The last thing then to consider is will Christ save you?

This particular aspect of eternal salvation is probably the one that has been the most muddied over the ages. It’s fairly obvious that if Christ was willing to die for humanity, He wouldn’t have gone as far as to die if a lesser act would have accomplished it. But human nature being what it is, as a race we keep trying to earn it ourselves as if our own acts can do the same. We think rituals might buy favor with God. We think if we live a certain way, that will buy favor with God. We think if we give things up, or give them to others, that might buy favor with God. We think we can buy God’s favor with actual money, or gifts to the church or to a temple. None of that works, though many of those things are actually good to do. Remember the menstrual rags of Isaiah 64:6? The only thing that buys God’s favor is the work of Christ on the cross. So it’s an enormous mistake to come to Him looking for salvation thinking He will save you because you have somehow proven yourself worthy of it, or because you are a “good person.”

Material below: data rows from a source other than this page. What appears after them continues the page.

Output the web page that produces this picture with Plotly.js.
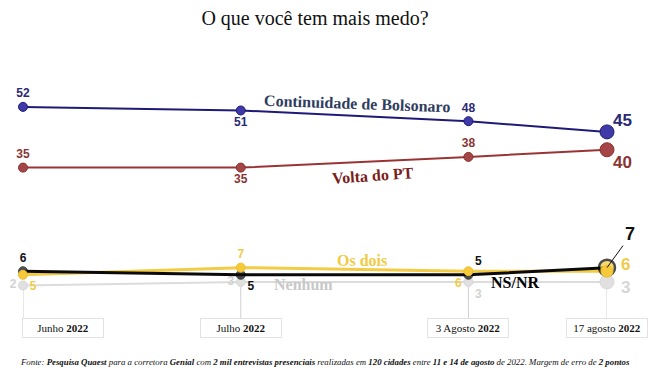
<!DOCTYPE html>
<html><head><meta charset="utf-8">
<script src="https://cdn.plot.ly/plotly-3.0.1.min.js"></script>
<style>body{margin:0;background:#fff}#c{width:650px;height:372px}</style>
</head><body><div id="c"></div>
<script>
// Data
const surveyDates = ['2022-06-19','2022-07-11','2022-08-03','2022-08-17'];
const tickLabels = ['Junho <b>2022</b>','Julho <b>2022</b>','3 Agosto <b>2022</b>','17 agosto <b>2022</b>'];
const bolsonaro = [52, 51, 48, 45];
const voltaPT = [35, 35, 38, 40];
const osDois = [5, 7, 6, 6];
const nsnr = [6, 5, 5, 7];
const nenhum = [2, 3, 3, 3];

const serif = 'Liberation Serif, Times New Roman, serif';
const sans = 'Liberation Sans, Arial, sans-serif';
const last = surveyDates.length - 1;

function lineTrace(y, color, width) {
  return {x: surveyDates, y: y, type: 'scatter', mode: 'lines', line: {color: color, width: width},
          cliponaxis: false, hoverinfo: 'skip', showlegend: false};
}
function markTrace(y, markerColor, outline, textColor, pos, big) {
  return {
    x: surveyDates, y: y, type: 'scatter', mode: 'markers+text',
    marker: {color: markerColor, opacity: 1, size: y.map((_, i) => i === last ? big : 9),
             line: {width: 1, color: outline}},
    text: y.map((v, i) => i === last ? '' : String(v)),
    textposition: pos,
    textfont: {family: sans, color: textColor, size: 12, weight: 700},
    cliponaxis: false, hoverinfo: 'skip', showlegend: false
  };
}

const traces = [
  lineTrace(nenhum, '#dcdcdc', 2),
  markTrace(nenhum, '#e0e0e0', '#d8d8d8', '#d2d2d2', ['middle left','middle left','bottom right','bottom right'], 14),
  lineTrace(osDois, '#f3cc45', 3),
  lineTrace(nsnr, '#0a0a0a', 3),
  Object.assign(markTrace(nsnr, '#0a0a0a', '#000', '#111111', ['top center','bottom right','top right','top center'], 16),
                {marker: {color: nsnr.map((_, i) => i === last ? '#f5c93a' : '#0a0a0a'), size: nsnr.map((_, i) => i === last ? 16 : 9),
                          line: {color: '#000', width: nsnr.map((_, i) => i === last ? 2.5 : 1)}}}),
  markTrace(osDois, '#f5c93a', '#eec035', '#f0cb4a', ['bottom right','top center','bottom left','middle right'], 12),
  lineTrace(voltaPT, '#9a3434', 2),
  markTrace(voltaPT, '#a54646', '#8a2e2e', '#8b3434', ['top center','bottom center','top center','bottom right'], 14),
  lineTrace(bolsonaro, '#1e1a78', 2),
  markTrace(bolsonaro, '#3f3aa8', '#1e1a78', '#2a2975', ['top center','bottom center','top center','top right'], 14)
];

const shapes = surveyDates.map((d, i) => ({
  type: 'line', xref: 'x', yref: 'y', x0: d, x1: d, y0: nenhum[i], y1: -7.1,
  line: {color: '#d0d0d0', width: 1}, layer: 'below'
}));

const annotations = surveyDates.map((d, i) => ({
  x: d, xref: 'x', y: 0, yref: 'paper', yanchor: 'top', xanchor: i === 0 ? 'left' : 'center',
  xshift: i === 0 ? -1 : 0, showarrow: false,
  text: tickLabels[i], font: {family: serif, size: 11, color: '#111'},
  bordercolor: '#e2e2e2', borderwidth: 1, borderpad: 3, bgcolor: '#fff', width: 74, height: 12
}));

// large end-point labels
function endLabel(y, color, dx, dy) {
  return {x: surveyDates[last], y: y[last], xref: 'x', yref: 'y', text: '<b>' + y[last] + '</b>',
          showarrow: false, xanchor: 'left', yanchor: 'middle', xshift: dx, yshift: dy,
          font: {family: sans, size: 17, color: color}};
}
annotations.push(
  endLabel(bolsonaro, '#2a2975', 4, 11),
  endLabel(voltaPT, '#8b3434', 4, -13),
  endLabel(osDois, '#f0cb4a', 12, 7),
  endLabel(nenhum, '#d6d6d6', 12, -6),
  {x: surveyDates[last], y: nsnr[last], xref: 'x', yref: 'y', text: '<b>' + nsnr[last] + '</b>', showarrow: true,
   arrowhead: 0, arrowwidth: 1, arrowcolor: '#111', ax: 16, ay: -22, xanchor: 'left', yanchor: 'bottom',
   font: {family: sans, size: 18, color: '#111'}},
  {x: 0.572, y: 0.968, xref: 'paper', yref: 'paper', xanchor: 'center', yanchor: 'middle', text: '<b>Continuidade de Bolsonaro</b>', showarrow: false,
   textangle: 2, font: {family: serif, size: 16, color: '#2f3d5e'}},
  {x: 0.599, y: 0.644, xref: 'paper', yref: 'paper', xanchor: 'center', yanchor: 'middle', text: '<b>Volta do PT</b>', showarrow: false,
   textangle: -4, font: {family: serif, size: 16, color: '#7a1c1c'}},
  {x: 0.580, y: 0.257, xref: 'paper', yref: 'paper', xanchor: 'center', yanchor: 'middle', text: '<b>Os dois</b>', showarrow: false,
   font: {family: serif, size: 16, color: '#f2cb45'}},
  {x: 0.481, y: 0.149, xref: 'paper', yref: 'paper', xanchor: 'center', yanchor: 'middle', text: '<b>Nenhum</b>', showarrow: false,
   font: {family: serif, size: 16, color: '#c8c8c8'}},
  {x: 0.842, y: 0.158, xref: 'paper', yref: 'paper', xanchor: 'center', yanchor: 'middle', text: '<b>NS/NR</b>', showarrow: false,
   font: {family: serif, size: 16, color: '#000'}},
  {x: 0.517, y: -0.198, xref: 'paper', yref: 'paper', xanchor: 'center', yanchor: 'middle', showarrow: false,
   text: '<i>Fonte: <b>Pesquisa Quaest</b> para a corretora <b>Genial</b> com <b>2 mil entrevistas presenciais</b> realizadas em <b>120 cidades</b> entre <b>11 e 14 de agosto</b> de 2022. Margem de erro de <b>2 pontos</b></i>',
   font: {family: serif, size: 8.8, color: '#111'}}
);

const layout = {
  width: 650, height: 372,
  margin: {l: 23, r: 43, t: 96, b: 54},
  paper_bgcolor: '#fff', plot_bgcolor: '#fff',
  title: {text: 'O que você tem mais medo?', x: 0.5, xref: 'paper', xanchor: 'center', y: 0.951, yanchor: 'middle',
          font: {family: serif, size: 20, color: '#111'}},
  xaxis: {type: 'date', range: [surveyDates[0], surveyDates[last]], showgrid: false, zeroline: false,
          showticklabels: false, showline: false, ticks: ''},
  yaxis: {range: [-7.1, 55.05], showgrid: false, zeroline: false, showticklabels: false, showline: false, ticks: ''},
  shapes: shapes, annotations: annotations
};

Plotly.newPlot('c', traces, layout, {displayModeBar: false, staticPlot: true});
</script></body></html>
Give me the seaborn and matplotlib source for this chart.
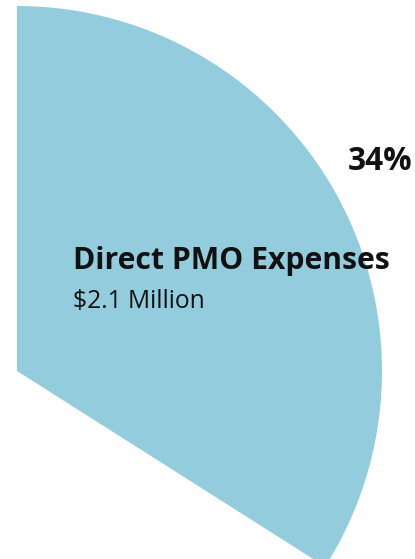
import matplotlib
matplotlib.use("Agg")
import matplotlib.pyplot as plt
import seaborn as sns

# Share of total spend shown as a single pie slice
categories = ["Direct PMO Expenses", "Other"]
shares = [34, 66]
amounts_millions = [2.1]

sns.set_theme(style="white")
plt.rcParams["font.family"] = ["Open Sans", "DejaVu Sans"]

slice_color = "#93CDDD"

fig = plt.figure(figsize=(4.15, 5.59), dpi=100)
ax = fig.add_axes([0, 0, 1, 1])

ax.pie(
    shares,
    colors=[slice_color, "none"],
    startangle=90,
    counterclock=False,
    center=(17, 188),
    radius=365,
    wedgeprops=dict(linewidth=0),
)
ax.set_xlim(0, 415)
ax.set_ylim(0, 559)
ax.set_aspect("equal")
ax.axis("off")

ax.text(73, 290, categories[0], fontsize=21.7, fontweight="bold",
        color="#111111", ha="left", va="baseline")
ax.text(73, 251, f"${amounts_millions[0]:.1f} Million", fontsize=17.7,
        color="#111111", ha="left", va="baseline")
ax.text(348, 389, f"{shares[0]}%", fontsize=22.7, fontweight="bold",
        color="#111111", ha="left", va="baseline")

fig.savefig("out.png", dpi=100)
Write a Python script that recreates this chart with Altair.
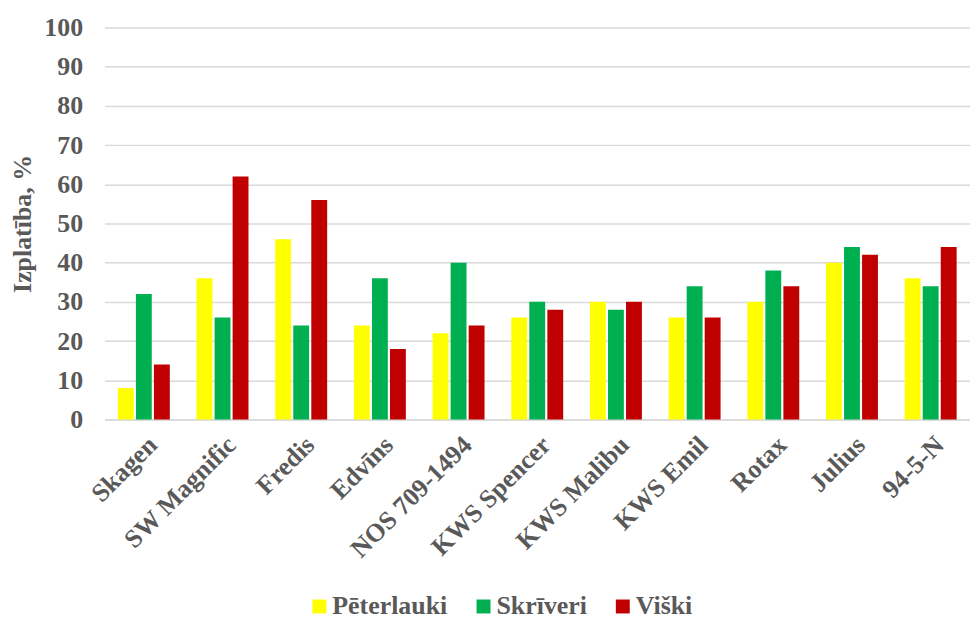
import altair as alt
import pandas as pd

categories = ["Skagen", "SW Magnific", "Fredis", "Edvīns", "NOS 709-1494", "KWS Spencer",
              "KWS Malibu", "KWS Emil", "Rotax", "Julius", "94-5-N"]
series = ["Pēterlauki", "Skrīveri", "Viški"]
peterlauki = [8, 36, 46, 24, 22, 26, 30, 26, 30, 40, 36]
skriveri = [32, 26, 24, 36, 40, 30, 28, 34, 38, 44, 34]
viski = [14, 62, 56, 18, 24, 28, 30, 26, 34, 42, 44]
colors = ["#FFFF00", "#00B050", "#C00000"]

rows = []
for name, vals in zip(series, [peterlauki, skriveri, viski]):
    for c, v in zip(categories, vals):
        rows.append({"Šķirne": c, "Vieta": name, "Izplatība": v})
df = pd.DataFrame(rows)

FONT = "Liberation Serif"
GRAY = "#595959"
FS = 26

chart = alt.Chart(df).mark_bar().encode(
    x=alt.X("Šķirne:N", sort=categories,
            scale=alt.Scale(paddingInner=0.34, paddingOuter=0.17),
            axis=alt.Axis(title=None, labelAngle=315, labelFontSize=FS, labelFont=FONT,
                          labelFontWeight="bold", labelColor=GRAY, ticks=False,
                          domainColor="#D9D9D9", domainWidth=1.5, labelPadding=12)),
    xOffset=alt.XOffset("Vieta:N", sort=series, scale=alt.Scale(paddingInner=0.12)),
    y=alt.Y("Izplatība:Q", scale=alt.Scale(domain=[0, 100]),
            axis=alt.Axis(title="Izplatība, %", values=list(range(0, 101, 10)),
                          labelFontSize=FS, labelFont=FONT, labelFontWeight="bold",
                          labelColor=GRAY, titleFont=FONT, titleFontSize=FS,
                          titleFontWeight="bold", titleColor=GRAY, ticks=False,
                          domain=False, gridColor="#D9D9D9", gridWidth=1.5,
                          labelPadding=22, titlePadding=8)),
    color=alt.Color("Vieta:N", sort=series,
                    scale=alt.Scale(domain=series, range=colors),
                    legend=alt.Legend(title=None, orient="none", direction="horizontal",
                                      legendX=203, legendY=569, symbolType="square",
                                      symbolSize=196, symbolStrokeWidth=0,
                                      labelFont=FONT, labelFontSize=FS,
                                      labelFontWeight="bold", labelColor=GRAY,
                                      columnPadding=23, labelOffset=0)),
).properties(
    width=870, height=394,
    autosize=alt.AutoSizeParams(type="none"),
    padding={"left": 97, "top": 18, "right": 0, "bottom": 200},
).configure(font=FONT).configure_view(stroke=None)

chart.save("out.html", embed_options={"renderer": "svg", "actions": False})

In Matthew 22:1-14, Jesus tells a story about a man who invited a select group of people to his son’s wedding feast. But, to put it in modern terms, they ghosted him. He still wanted a nice crowd there, so he sent out invitations to anyone and everyone. Yet someone showed up without wearing the appropriate clothing. In those days, the host provided wedding clothing. The idea was everyone would be properly dressed for the wedding, and it would be no burden on the guests. But this person showed up with his street clothes on … in other words, he refused the provided garments because he thought his own were adequate. The result? He was thrown out. And not only thrown out, but tied up and thrown out. This is what it’s like when we bring our own works and actions to Christ. It’s not only inadequate, it shows a profound lack of respect. Christ provides all we need and nothing we bring to God of our own is of any value to Him. We insult Him to imply our own offerings measure up.

So why should you believe He will save you if you can’t do anything about it? Simply enough, He wants to. As I mentioned, 2 Peter 3:9 tells us He is, “… not willing that any should perish …” The implication is that if anyone does in fact perish, it’s because they either rejected His gift of propitiation outright, or they tried to help out with works of their own. And though salvation itself is very easy (come to Christ, and He will save you), this is the part that is not … setting aside everything else you think is worthy. Because, in the end, it is not. In Mark 10:17-27, Jesus tells another story about a rich man who came to Him asking how he could be saved. When Jesus told him he had to give up everything he owned, the man walked away. He wanted to earn his own salvation and Jesus refused him that option. The moral of that story isn’t that everyone has to give up everything, it’s that everyone has to give up thinking that what they have or what they can do has any value to God.

I’ve covered the things a person has to know and accept, but there is one more thing that’s needed: you have to want to be saved. And that means you need to repent and turn to Christ. The word in the Bible translated “repent” means to turn away from sin. Literally, the most common word translated as “repent” in the Old Testament (the Jewish Bible) means to “turn in the opposite direction.” In the New Testament, the most common word means “to change your mind,” with the implication that it is a profound change, like deciding on a new career, not just deciding on a different color of socks. Less common words translated as “repent” imply regret, shame and sorrow. That’s mostly how we think of the word today, that we feel bad about something. But true repentance comes down to this: you don’t like how you are and know you will be condemned for it, and you want to be different and reconciled to God. This applies to both types of sin, the brokenness and the deeds that rise from the brokenness.

If you recognize you are in need of Christ’s salvation, you can’t just say, “OK God, just save me and I’ll keep going on like I always have.” That’s not why He provides salvation. The entire point is to find forgiveness from God and get you out of the vicious cycle of sin and brokenness. But you are never going to escape that cycle of you don’t in fact want to be free of it. For some, that’s a simple step to make because they have seen that their broken nature and misguided decisions have caused them all manner of pain and misfortune. They have no issue repenting because they desperately want that change. Others have a pretty good life. They have done well for themselves, they have no major regrets. The rich man of Mark 10 was like that. He wanted heaven, but he had no conviction that anything in his life required him to change. He walked away condemned because he never acknowledged that as good as his life was, it wasn’t good enough, so he could not find it in himself to repent enough to give up his wealth. Perhaps if he honestly thought his life and eternity dependened on it, he would have acted differently. Or perhaps he just couldn’t give up earthly prosperity for a heavenly future he wasn’t convinced was worth the price. He was not willing to repent; he was not willing to change.

So repent and come to Him. Acknowledge what Christ did for you and depend on Him alone for the result. Like the thief on the cross, you only need ask, knowing what Christ did was needed and adequate, and that He wants to save you. That part of believing is easy; getting yourself to do it may not be.